Frustration

Monday, September 26, 2005

The frustration of how long it's going to take to get down to Ft Riley is hitting hard today.  I'd like to get down there, get my year or two out of the way and get on with life and I'm looking forward to what I'm going to be doing down there.  Mmmmm lots of frustration today.

A Real Post

Sunday, September 25, 2005

Just how much of a fuck-up I've been over the past 10 months has become entirely evident to me this past week.  I realized a few months ago how horrible I'd been to someone I'd professed to care so much about (quite often and publicly on here).  I was quite despicable at times and finally this week after I admitted to all of it and apologized for it it's sunk in even further to my heart just how horrendous I behaved and treated her, essentially from the moment we first started interacting. The whole time period starting in November, 2004 and became worse that December until recently I was just a low-life. 

I know you read this occasionally and please believe me I feel so much contempt for myself about everything I said and did.  I don't feel like apologizing just once is enough for the way I was.  I don't ever want to be like that again and wish I could show you that I'm not.  It's quite agonizing how much I wish I could start all over again from that first time you came over and treat you like a gentleman and an honorable man would.  I don't know if you'd ever want me to be that close again but I wish we could be and it's heartbreaking for me to know how much I wasted and threw away.

Compounding my self-loathing at the moment is the realization I came to this week about just exactly how much money I was wasting from the moment I got a full-time job until now.  I was nearly completely fruitless and unproductive towards fixing my financial situation and it's mind-boggling how much of a burden I put off then and made even worse now and in few months down the road.  Even before all the raises and premiums that I get paid now I succeeded in only paying off the back utilities, half of what I owe my former landlord, and $80-some to the University!  I did get my car fixed (in the sense that it was no longer a hoop-dee anymore, now it just isn't pretty) and suceeded in paying my recurring bills regularly and on-time for pretty much the first time but I still had so much more I needed to accomplish while I had the golden opportunity living at home.  I was making $1567 a month AFTER TAXES and what I outlined above is all I have to show for it!  I frittered all that away! My computer has a few more bells and whistles and I have a few other new toys but now I still can't go back to the University and I haven't paid off Heritage Property and I've accumulated other new bills.  I could have gotten the University paid off. I could have gotten Heritage paid off.  I could have paid those other bills right away.  I realized this weekend that I have to devote nearly a full QUARTER of my income on a monthly basis to paying off debts.  If I'd been responsible and had been paying off the University $400 a month and Heritage $400 a month since February or March, I would've had Heritage paid off in June and would've been able to start paying the University $800 a month and would've had them paid off in August or by THIS MONTH and I could go back for the Spring '06 semester.  But now, instead since I wasted the easy opportunity my parents gave me, I may very well not be back at the University until January of 2008!  I may not be able to start my junior year of college until nearly one year after I should have graduated!  That should be the second semester of LAW SCHOOL! 

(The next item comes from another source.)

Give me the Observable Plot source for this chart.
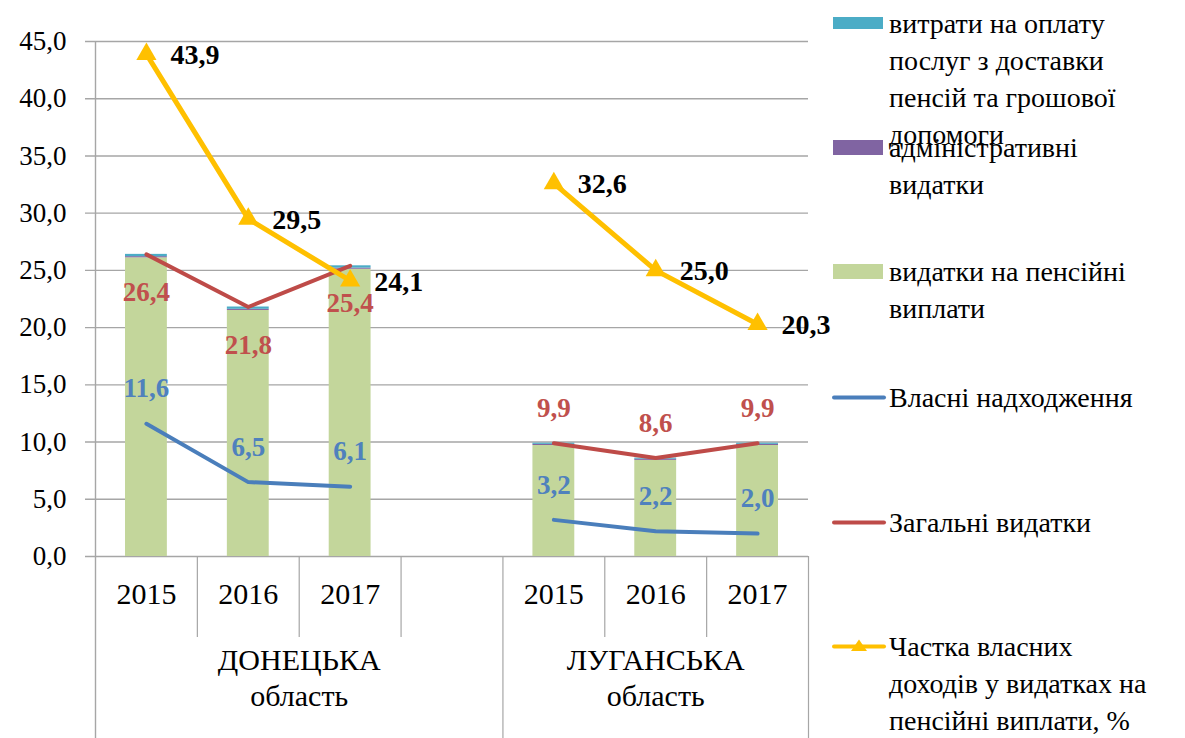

We all thought that getting arrested and getting evicted last December were the final implosions in my self-destruction.  They were merely the loudest and most spectacular blasts in a chain that has continued.  I do not want to be that person anymore.  I truly want to be the man I know that I really am.

Let's talk real quick before I go to work

Tuesday, September 20, 2005

One very big thing that I should mention up front is I'm going to Ft Riley.  It's a not-if-but-when thing.  I volunteered after much asking and hinting from people varying from LTC Hildebrand to MSG Heckart and after the realization really sunk in that I wasted my opportunity to pay off all my debts living at home for free and I need to just stop and do all I can to wipe the slate as clean as I can so I can just buckle down and get finished when school once I get back in.

It was really good that I got to talk today. 

Working the extra schedule at work is interesting.  It's an opportunity to make anywhere between $50 and $80 more per week and I'm not stuck working in the same place and the same time near as much.  It's a lot of the variety that was lacking that was making the job truly horrible in the first place.

I gotta get ready for work now.

Developments

Tuesday, September 20, 2005

Well I believe I took a big step forward today towards having a positive outlook on things.  I came a few seconds away from talking myself out of owning up to everything I had to but it was a good thing that I did.  I'm not sure what else to say at the moment but at least that's come this far.

i can't believe myself

Sunday, September 11, 2005

holy cow.  i can't believe myself.  i'm not gonna talk about it at the moment

I'm good like that

Saturday, September 10, 2005

I finally get my computer to work after nearly a week without either of them working and I immediately go and read stuff that I have no idea why I punish myself to read.  There's really some stuff that I should just not bother with at all but I guess I can't help but work to keep the wounds open.  Grrrr

Update later

Blarg

Thursday, September 1, 2005

We've discovered that work just doesn't cut it anymore.  Two weeks away from it enjoying what you were doing will do that to you.  Puts into perspective just how much I was enjoying myself down in Kansas.